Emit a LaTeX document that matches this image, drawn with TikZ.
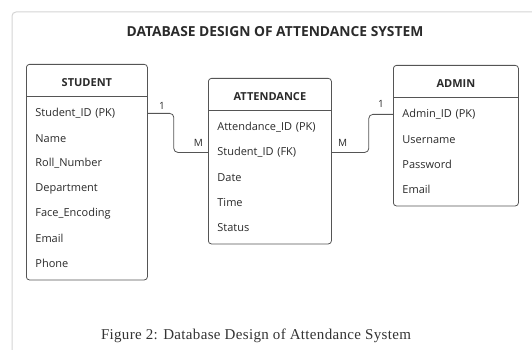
\documentclass[tikz,border=0pt]{standalone}
\usepackage{fontspec}
\setmainfont{Liberation Serif}
\newfontfamily\erfont{Open Sans}
\newfontfamily\capfont[LetterSpace=2.2]{Liberation Serif}
\usepackage{xcolor}
\usetikzlibrary{matrix,positioning}

\definecolor{boxline}{HTML}{555555}
\definecolor{boxtext}{HTML}{2A2A2A}
\definecolor{framegray}{HTML}{D4D4D4}

\tikzset{
  entity/.style={matrix of nodes, draw=boxline, line width=0.8pt, rounded corners=3pt,
    inner xsep=0pt, inner ysep=4pt, row sep=0pt,
    nodes={text width=#1, inner xsep=9pt, inner ysep=0pt, minimum height=25pt,
      align=left, font=\erfont\fontsize{11}{12}\selectfont, text=boxtext, rounded corners=0pt}},
  hdr/.style={align=center, minimum height=28pt, font=\erfont\bfseries\fontsize{11}{12}\selectfont},
  link/.style={draw=boxline, line width=0.8pt, rounded corners=4pt},
  card/.style={inner sep=1pt, font=\erfont\fontsize{10}{12}\selectfont, text=boxtext},
}

\begin{document}
\begin{tikzpicture}[x=1pt,y=1pt]
\useasboundingbox (0,0) rectangle (532,-350);
% page frame
\draw[framegray, line width=1pt, rounded corners=4pt] (12,-352) -- (12,-12) -- (534,-12);

\node[font=\erfont\bfseries\fontsize{13.8}{16}\selectfont, text=boxtext] (title) at (275,-32)
  {DATABASE DESIGN OF ATTENDANCE SYSTEM};

% entities
\matrix(stu)[entity=103pt, anchor=north west] at (26,-64) {
  |[hdr]| STUDENT \\[4.5pt]
  Student\_ID (PK) \\
  Name \\
  Roll\_Number \\
  Department \\
  Face\_Encoding \\
  Email \\
  Phone \\
};
\matrix(att)[entity=105pt, anchor=north west] at (208,-78) {
  |[hdr]| ATTENDANCE \\[4.5pt]
  Attendance\_ID (PK) \\
  Student\_ID (FK) \\
  Date \\
  Time \\
  Status \\
};
\matrix(adm)[entity=107pt, anchor=north west] at (393,-65) {
  |[hdr]| ADMIN \\[4.5pt]
  Admin\_ID (PK) \\
  Username \\
  Password \\
  Email \\
};
\foreach \e in {stu,att,adm}
  \draw[boxline, line width=0.8pt] (\e.west |- \e-1-1.south) -- (\e.east |- \e-1-1.south);

% relations
\draw[link] (stu-2-1.east) -- ++(26,0) |- (att-3-1.west);
\draw[link] (att-3-1.east) -- ++(37,0) |- (adm-2-1.west);
\node[card, above right=3pt and 10pt of stu-2-1.east] (c1) {1};
\node[card, above left=5pt and 4pt of att-3-1.west] (c2) {M};
\node[card, above right=5pt and 5pt of att-3-1.east] (c3) {M};
\node[card, above left=6pt and 8pt of adm-2-1.west] (c4) {1};

\node[font=\capfont\fontsize{15}{17}\selectfont, text=black!80] (caption) at (256,-336)
  {Figure 2: Database Design of Attendance System};
\end{tikzpicture}
\end{document}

##############################

__WORK INSTRUCTIONS__
Omit pictures; set down the rest of the material word for word.

__EXPECTED ANSWER__
Emit a LaTeX document that matches this image, drawn with TikZ.
\documentclass[tikz,border=0pt]{standalone}
\usepackage{fontspec}
\setmainfont{Liberation Serif}
\newfontfamily\erfont{Open Sans}
\newfontfamily\capfont[LetterSpace=2.2]{Liberation Serif}
\usepackage{xcolor}
\usetikzlibrary{matrix,positioning}

\definecolor{boxline}{HTML}{555555}
\definecolor{boxtext}{HTML}{2A2A2A}
\definecolor{framegray}{HTML}{D4D4D4}

\tikzset{
  entity/.style={matrix of nodes, draw=boxline, line width=0.8pt, rounded corners=3pt,
    inner xsep=0pt, inner ysep=4pt, row sep=0pt,
    nodes={text width=#1, inner xsep=9pt, inner ysep=0pt, minimum height=25pt,
      align=left, font=\erfont\fontsize{11}{12}\selectfont, text=boxtext, rounded corners=0pt}},
  hdr/.style={align=center, minimum height=28pt, font=\erfont\bfseries\fontsize{11}{12}\selectfont},
  link/.style={draw=boxline, line width=0.8pt, rounded corners=4pt},
  card/.style={inner sep=1pt, font=\erfont\fontsize{10}{12}\selectfont, text=boxtext},
}

\begin{document}
\begin{tikzpicture}[x=1pt,y=1pt]
\useasboundingbox (0,0) rectangle (532,-350);
% page frame
\draw[framegray, line width=1pt, rounded corners=4pt] (12,-352) -- (12,-12) -- (534,-12);

\node[font=\erfont\bfseries\fontsize{13.8}{16}\selectfont, text=boxtext] (title) at (275,-32)
  {DATABASE DESIGN OF ATTENDANCE SYSTEM};

% entities
\matrix(stu)[entity=103pt, anchor=north west] at (26,-64) {
  |[hdr]| STUDENT \\[4.5pt]
  Student\_ID (PK) \\
  Name \\
  Roll\_Number \\
  Department \\
  Face\_Encoding \\
  Email \\
  Phone \\
};
\matrix(att)[entity=105pt, anchor=north west] at (208,-78) {
  |[hdr]| ATTENDANCE \\[4.5pt]
  Attendance\_ID (PK) \\
  Student\_ID (FK) \\
  Date \\
  Time \\
  Status \\
};
\matrix(adm)[entity=107pt, anchor=north west] at (393,-65) {
  |[hdr]| ADMIN \\[4.5pt]
  Admin\_ID (PK) \\
  Username \\
  Password \\
  Email \\
};
\foreach \e in {stu,att,adm}
  \draw[boxline, line width=0.8pt] (\e.west |- \e-1-1.south) -- (\e.east |- \e-1-1.south);

% relations
\draw[link] (stu-2-1.east) -- ++(26,0) |- (att-3-1.west);
\draw[link] (att-3-1.east) -- ++(37,0) |- (adm-2-1.west);
\node[card, above right=3pt and 10pt of stu-2-1.east] (c1) {1};
\node[card, above left=5pt and 4pt of att-3-1.west] (c2) {M};
\node[card, above right=5pt and 5pt of att-3-1.east] (c3) {M};
\node[card, above left=6pt and 8pt of adm-2-1.west] (c4) {1};

\node[font=\capfont\fontsize{15}{17}\selectfont, text=black!80] (caption) at (256,-336)
  {Figure 2: Database Design of Attendance System};
\end{tikzpicture}
\end{document}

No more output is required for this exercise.